**SOURCE DATA**
-----
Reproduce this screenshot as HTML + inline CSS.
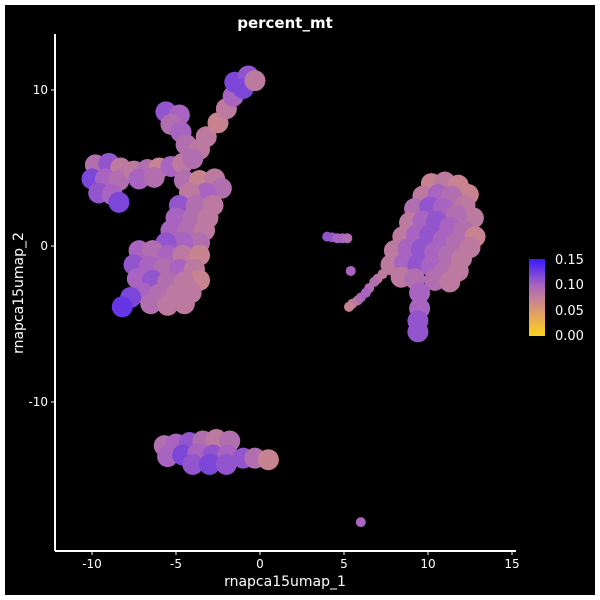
<!DOCTYPE html>
<html><head><meta charset="utf-8"><style>
body{margin:0;background:#fff}
svg{display:block}
text{font-family:"DejaVu Sans","Liberation Sans",sans-serif;fill:#fff}
</style></head><body>
<svg id="chart" width="600" height="600">
<defs><linearGradient id="cg" x1="0" y1="1" x2="0" y2="0">
<stop offset="0" stop-color="#ffd21a"/><stop offset="0.33" stop-color="#dc9a70"/><stop offset="0.66" stop-color="#a864c0"/><stop offset="1" stop-color="#3a18ff"/></linearGradient></defs>
<rect x="5" y="5" width="590" height="590" fill="#000"/>
<text x="285" y="28" font-size="15" font-weight="bold" text-anchor="middle">percent_mt</text>
<g id="points"></g>
<g id="axes"></g>
<g>
<rect x="529" y="259" width="16" height="77" fill="url(#cg)"/>
<text x="555" y="264" font-size="13">0.15</text>
<text x="555" y="289" font-size="13">0.10</text>
<text x="555" y="315" font-size="13">0.05</text>
<text x="555" y="340" font-size="13">0.00</text>
</g>
</svg>
<script>
const xTicks=[-10,-5,0,5,10,15];
const yTicks=[10,0,-10];
const points=[
[-9.8,5.2,.09],[-9,5.3,.11],[-8.3,5.0,.08],[-10,4.3,.12],[-9.2,4.3,.1],[-8.4,4.2,.09],[-9.6,3.4,.11],[-8.8,3.3,.1],[-8.4,2.8,.12],
[-7.5,4.8,.08],[-6.7,4.9,.09],[-6,5.0,.07],[-5.3,5.1,.1],[-4.6,5.3,.08],[-7.2,4.3,.1],[-6.3,4.4,.09],
[-4.5,4.2,.09],[-3.6,4.2,.07],[-2.7,4.3,.08],[-2.3,3.7,.09],[-3.2,3.4,.1],[-4.2,3.4,.08],[-4.8,2.6,.11],[-3.8,2.6,.09],[-2.8,2.6,.08],[-5,1.8,.1],[-4,1.8,.09],[-3.1,1.8,.08],[-5.3,1,.1],[-4.3,1,.09],[-3.3,1,.08],[-3.6,0.2,.09],[-4.6,0.2,.1],[-5.6,0.2,.11],
[-7.2,-0.3,.1],[-6.4,-0.3,.09],[-5.5,-0.6,.1],[-4.6,-0.6,.08],[-3.6,-0.6,.07],[-7.5,-1.2,.11],[-6.6,-1.3,.1],[-5.7,-1.4,.09],[-4.8,-1.5,.1],[-3.9,-1.5,.08],[-3.6,-2.2,.07],[-7.3,-2.1,.1],[-6.4,-2.2,.11],[-5.5,-2.3,.09],[-4.5,-2.3,.08],[-7,-3,.1],[-6,-3.1,.09],[-5,-3.1,.08],[-4.1,-3,.08],[-6.5,-3.7,.09],[-5.5,-3.8,.08],[-4.5,-3.7,.08],[-7.7,-3.3,.12],[-8.2,-3.9,.13],
[-5.6,8.6,.11],[-4.8,8.4,.1],[-5.3,7.8,.09],[-4.7,7.3,.1],[-4.4,6.5,.09],[-3.6,6.2,.08],[-4.0,5.6,.09],[-3.2,7.0,.08],[-2.5,7.9,.07],[-2.0,8.8,.08],[-1.6,9.6,.1],[-1.5,10.5,.12],[-0.7,10.9,.11],[-1.0,10.1,.12],[-0.3,10.6,.08],
[-5.7,-12.8,.09],[-5,-12.7,.1],[-4.2,-12.6,.11],[-3.4,-12.5,.09],[-2.6,-12.4,.08],[-1.8,-12.5,.09],[-5.5,-13.5,.1],[-4.6,-13.4,.12],[-3.7,-13.3,.1],[-2.8,-13.4,.11],[-1.9,-13.4,.1],[-1,-13.6,.11],[-4,-14,.11],[-3,-14,.12],[-2,-14,.11],[-0.3,-13.6,.09],[0.5,-13.7,.07],
[10.2,4.0,.07],[11.0,4.1,.08],[11.8,3.9,.07],[12.4,3.3,.07],[9.7,3.2,.08],[10.6,3.3,.1],[11.4,3.2,.09],[12.2,2.6,.08],[12.7,1.8,.08],[9.2,2.4,.09],[10.1,2.5,.11],[10.9,2.4,.1],[11.7,2.0,.09],[8.9,1.5,.08],[9.7,1.6,.1],[10.5,1.6,.11],[11.3,1.2,.1],[12.1,1.0,.09],[12.8,0.6,.07],[8.5,0.6,.08],[9.3,0.7,.1],[10.1,0.7,.11],[10.9,0.4,.1],[11.7,0.2,.09],[12.5,-0.1,.08],[8.0,-0.3,.08],[8.8,-0.2,.1],[9.6,-0.2,.11],[10.4,-0.4,.1],[11.2,-0.6,.09],[12,-0.8,.08],[7.8,-1.2,.08],[8.6,-1.1,.1],[9.4,-1.2,.11],[10.2,-1.3,.1],[11,-1.6,.09],[11.8,-1.6,.08],[8.4,-2,.08],[9.2,-2.1,.09],[10.4,-2.2,.09],[11.3,-2.3,.08],[9.5,-3,.1],[9.5,-4.0,.1],[9.4,-4.8,.11],[9.4,-5.5,.11],
[7.3,-1.8,.08],[7.0,-2.1,.08],[6.8,-2.3,.09],[6.5,-2.7,.09],[6.3,-3,.1],[6.0,-3.3,.1],[5.8,-3.5,.09],[5.5,-3.7,.08],[5.3,-3.9,.07],
[4.0,0.6,.11],[4.3,0.55,.11],[4.6,0.5,.1],[4.9,0.5,.1],[5.2,0.5,.09],[5.4,-1.6,.1],[6,-17.7,.1]
];
const smallCount=16;
const X=v=>260+v*16.8, Y=v=>246-v*15.6;
const stops=[[0,[255,210,26]],[0.05,[220,154,112]],[0.1,[168,100,192]],[0.15,[58,24,255]]];
function col(v){v=Math.max(0,Math.min(0.15,v));for(let i=0;i<3;i++){const a=stops[i],b=stops[i+1];if(v<=b[0]){const t=(v-a[0])/(b[0]-a[0]);return 'rgb('+a[1].map((c,k)=>Math.round(c+(b[1][k]-c)*t)).join(',')+')';}}return 'rgb(58,24,255)';}
const NS='http://www.w3.org/2000/svg';
const g=document.getElementById('points');
points.forEach((p,i)=>{const c=document.createElementNS(NS,'circle');
c.setAttribute('cx',X(p[0]));c.setAttribute('cy',Y(p[1]));
c.setAttribute('r',i>=points.length-smallCount?5:10.5);
c.setAttribute('fill',col(p[2]));


g.appendChild(c);});
const ax=document.getElementById('axes');
function mk(tag,attrs,txt){const e=document.createElementNS(NS,tag);for(const k in attrs)e.setAttribute(k,attrs[k]);if(txt!==undefined)e.textContent=txt;ax.appendChild(e);return e;}
let e=mk('line',{x1:55,y1:34,x2:55,y2:551,stroke:'#fff','stroke-width':2});


e=mk('line',{x1:55,y1:551,x2:516,y2:551,stroke:'#fff','stroke-width':2});


xTicks.forEach(t=>{const l=mk('line',{x1:X(t),x2:X(t),y1:551,y2:555,stroke:'#fff'});


const s=mk('text',{x:X(t),y:568,'font-size':12,'text-anchor':'middle'},t);

});
yTicks.forEach(t=>{const l=mk('line',{x1:51,x2:55,y1:Y(t),y2:Y(t),stroke:'#fff'});


const s=mk('text',{x:48,y:Y(t)+4,'font-size':12,'text-anchor':'end'},t);

});
e=mk('text',{x:285,y:586,'font-size':14,'text-anchor':'middle'},'rnapca15umap_1');


e=mk('text',{x:23,y:293,'font-size':14,'text-anchor':'middle',transform:'rotate(-90 23 293)'},'rnapca15umap_2');


</script>
</body></html>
-----
**AIM**
Set down all the data again exactly as above, pictures excluded.

**SOLUTION TO THIS TASK**
Reproduce this screenshot as HTML + inline CSS.
<!DOCTYPE html>
<html><head><meta charset="utf-8"><style>
body{margin:0;background:#fff}
svg{display:block}
text{font-family:"DejaVu Sans","Liberation Sans",sans-serif;fill:#fff}
</style></head><body>
<svg id="chart" width="600" height="600">
<defs><linearGradient id="cg" x1="0" y1="1" x2="0" y2="0">
<stop offset="0" stop-color="#ffd21a"/><stop offset="0.33" stop-color="#dc9a70"/><stop offset="0.66" stop-color="#a864c0"/><stop offset="1" stop-color="#3a18ff"/></linearGradient></defs>
<rect x="5" y="5" width="590" height="590" fill="#000"/>
<text x="285" y="28" font-size="15" font-weight="bold" text-anchor="middle">percent_mt</text>
<g id="points"></g>
<g id="axes"></g>
<g>
<rect x="529" y="259" width="16" height="77" fill="url(#cg)"/>
<text x="555" y="264" font-size="13">0.15</text>
<text x="555" y="289" font-size="13">0.10</text>
<text x="555" y="315" font-size="13">0.05</text>
<text x="555" y="340" font-size="13">0.00</text>
</g>
</svg>
<script>
const xTicks=[-10,-5,0,5,10,15];
const yTicks=[10,0,-10];
const points=[
[-9.8,5.2,.09],[-9,5.3,.11],[-8.3,5.0,.08],[-10,4.3,.12],[-9.2,4.3,.1],[-8.4,4.2,.09],[-9.6,3.4,.11],[-8.8,3.3,.1],[-8.4,2.8,.12],
[-7.5,4.8,.08],[-6.7,4.9,.09],[-6,5.0,.07],[-5.3,5.1,.1],[-4.6,5.3,.08],[-7.2,4.3,.1],[-6.3,4.4,.09],
[-4.5,4.2,.09],[-3.6,4.2,.07],[-2.7,4.3,.08],[-2.3,3.7,.09],[-3.2,3.4,.1],[-4.2,3.4,.08],[-4.8,2.6,.11],[-3.8,2.6,.09],[-2.8,2.6,.08],[-5,1.8,.1],[-4,1.8,.09],[-3.1,1.8,.08],[-5.3,1,.1],[-4.3,1,.09],[-3.3,1,.08],[-3.6,0.2,.09],[-4.6,0.2,.1],[-5.6,0.2,.11],
[-7.2,-0.3,.1],[-6.4,-0.3,.09],[-5.5,-0.6,.1],[-4.6,-0.6,.08],[-3.6,-0.6,.07],[-7.5,-1.2,.11],[-6.6,-1.3,.1],[-5.7,-1.4,.09],[-4.8,-1.5,.1],[-3.9,-1.5,.08],[-3.6,-2.2,.07],[-7.3,-2.1,.1],[-6.4,-2.2,.11],[-5.5,-2.3,.09],[-4.5,-2.3,.08],[-7,-3,.1],[-6,-3.1,.09],[-5,-3.1,.08],[-4.1,-3,.08],[-6.5,-3.7,.09],[-5.5,-3.8,.08],[-4.5,-3.7,.08],[-7.7,-3.3,.12],[-8.2,-3.9,.13],
[-5.6,8.6,.11],[-4.8,8.4,.1],[-5.3,7.8,.09],[-4.7,7.3,.1],[-4.4,6.5,.09],[-3.6,6.2,.08],[-4.0,5.6,.09],[-3.2,7.0,.08],[-2.5,7.9,.07],[-2.0,8.8,.08],[-1.6,9.6,.1],[-1.5,10.5,.12],[-0.7,10.9,.11],[-1.0,10.1,.12],[-0.3,10.6,.08],
[-5.7,-12.8,.09],[-5,-12.7,.1],[-4.2,-12.6,.11],[-3.4,-12.5,.09],[-2.6,-12.4,.08],[-1.8,-12.5,.09],[-5.5,-13.5,.1],[-4.6,-13.4,.12],[-3.7,-13.3,.1],[-2.8,-13.4,.11],[-1.9,-13.4,.1],[-1,-13.6,.11],[-4,-14,.11],[-3,-14,.12],[-2,-14,.11],[-0.3,-13.6,.09],[0.5,-13.7,.07],
[10.2,4.0,.07],[11.0,4.1,.08],[11.8,3.9,.07],[12.4,3.3,.07],[9.7,3.2,.08],[10.6,3.3,.1],[11.4,3.2,.09],[12.2,2.6,.08],[12.7,1.8,.08],[9.2,2.4,.09],[10.1,2.5,.11],[10.9,2.4,.1],[11.7,2.0,.09],[8.9,1.5,.08],[9.7,1.6,.1],[10.5,1.6,.11],[11.3,1.2,.1],[12.1,1.0,.09],[12.8,0.6,.07],[8.5,0.6,.08],[9.3,0.7,.1],[10.1,0.7,.11],[10.9,0.4,.1],[11.7,0.2,.09],[12.5,-0.1,.08],[8.0,-0.3,.08],[8.8,-0.2,.1],[9.6,-0.2,.11],[10.4,-0.4,.1],[11.2,-0.6,.09],[12,-0.8,.08],[7.8,-1.2,.08],[8.6,-1.1,.1],[9.4,-1.2,.11],[10.2,-1.3,.1],[11,-1.6,.09],[11.8,-1.6,.08],[8.4,-2,.08],[9.2,-2.1,.09],[10.4,-2.2,.09],[11.3,-2.3,.08],[9.5,-3,.1],[9.5,-4.0,.1],[9.4,-4.8,.11],[9.4,-5.5,.11],
[7.3,-1.8,.08],[7.0,-2.1,.08],[6.8,-2.3,.09],[6.5,-2.7,.09],[6.3,-3,.1],[6.0,-3.3,.1],[5.8,-3.5,.09],[5.5,-3.7,.08],[5.3,-3.9,.07],
[4.0,0.6,.11],[4.3,0.55,.11],[4.6,0.5,.1],[4.9,0.5,.1],[5.2,0.5,.09],[5.4,-1.6,.1],[6,-17.7,.1]
];
const smallCount=16;
const X=v=>260+v*16.8, Y=v=>246-v*15.6;
const stops=[[0,[255,210,26]],[0.05,[220,154,112]],[0.1,[168,100,192]],[0.15,[58,24,255]]];
function col(v){v=Math.max(0,Math.min(0.15,v));for(let i=0;i<3;i++){const a=stops[i],b=stops[i+1];if(v<=b[0]){const t=(v-a[0])/(b[0]-a[0]);return 'rgb('+a[1].map((c,k)=>Math.round(c+(b[1][k]-c)*t)).join(',')+')';}}return 'rgb(58,24,255)';}
const NS='http://www.w3.org/2000/svg';
const g=document.getElementById('points');
points.forEach((p,i)=>{const c=document.createElementNS(NS,'circle');
c.setAttribute('cx',X(p[0]));c.setAttribute('cy',Y(p[1]));
c.setAttribute('r',i>=points.length-smallCount?5:10.5);
c.setAttribute('fill',col(p[2]));


g.appendChild(c);});
const ax=document.getElementById('axes');
function mk(tag,attrs,txt){const e=document.createElementNS(NS,tag);for(const k in attrs)e.setAttribute(k,attrs[k]);if(txt!==undefined)e.textContent=txt;ax.appendChild(e);return e;}
let e=mk('line',{x1:55,y1:34,x2:55,y2:551,stroke:'#fff','stroke-width':2});


e=mk('line',{x1:55,y1:551,x2:516,y2:551,stroke:'#fff','stroke-width':2});


xTicks.forEach(t=>{const l=mk('line',{x1:X(t),x2:X(t),y1:551,y2:555,stroke:'#fff'});


const s=mk('text',{x:X(t),y:568,'font-size':12,'text-anchor':'middle'},t);

});
yTicks.forEach(t=>{const l=mk('line',{x1:51,x2:55,y1:Y(t),y2:Y(t),stroke:'#fff'});


const s=mk('text',{x:48,y:Y(t)+4,'font-size':12,'text-anchor':'end'},t);

});
e=mk('text',{x:285,y:586,'font-size':14,'text-anchor':'middle'},'rnapca15umap_1');


e=mk('text',{x:23,y:293,'font-size':14,'text-anchor':'middle',transform:'rotate(-90 23 293)'},'rnapca15umap_2');


</script>
</body></html>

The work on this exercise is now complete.